Ужасно, ужасно, ужасно.
Премерзко даже, но так верно. Тина сдерживает себя от того, чтобы скрючиться в спине, обхватить колени руками, прижимая ближе к груди, сжимаясь в один комок. Она это успеет сделать позже, твёрдо говорит она самой себе, не решаясь задать волнующий вопрос.
— Куинни, — хрипло и некрасиво, не так спрашивают то, что действительно волнует. — Ты злишься на меня? — сестра напротив неё округляет глаза и тут же мотает головой из стороны в сторону. Яростно и правдиво, всем своим видом выражая полное несогласие с предположением старшей сестры.
— Нет, Тина, не говори глупостей. Нам стоило сразу поговорить, а я не хотела делать преждевременных выводов.

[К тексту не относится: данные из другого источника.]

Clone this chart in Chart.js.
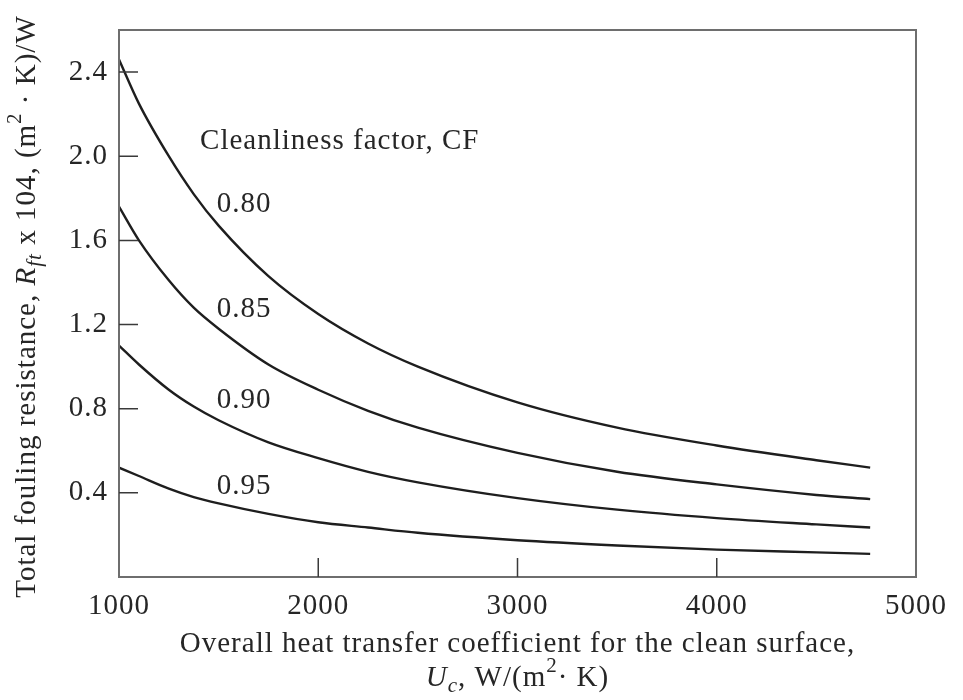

Думала, может, всё-таки стоит угодить тёте и попытаться сблизиться с ним, но, Тинни, — она снова хлопает глазами и ртом, будто в воздухе витают те самые нужные слова. — Он совсем не тот, совсем не такой. Совершенно неправильный для меня, да и, наверное, для всех…
Куинни резко замолкает, потупив взгляд в пол, ожидая, когда сестра что-то скажет. Когда ответит на её признание, такое неожиданно горькое и противное даже для самой себя.
— Я люблю тебя, Куинни, — снова хрипит Тина, теперь сама цепляясь за шею сестры, прижимая ту ближе, только бы не отпустить. Эту болезненную правильность, честность, что горькой правдой немного обжигает и такую безоговорочную доверенность. Нужную, горящую мягким пламенем в их груди. Обоюдно, любяще и так нужно.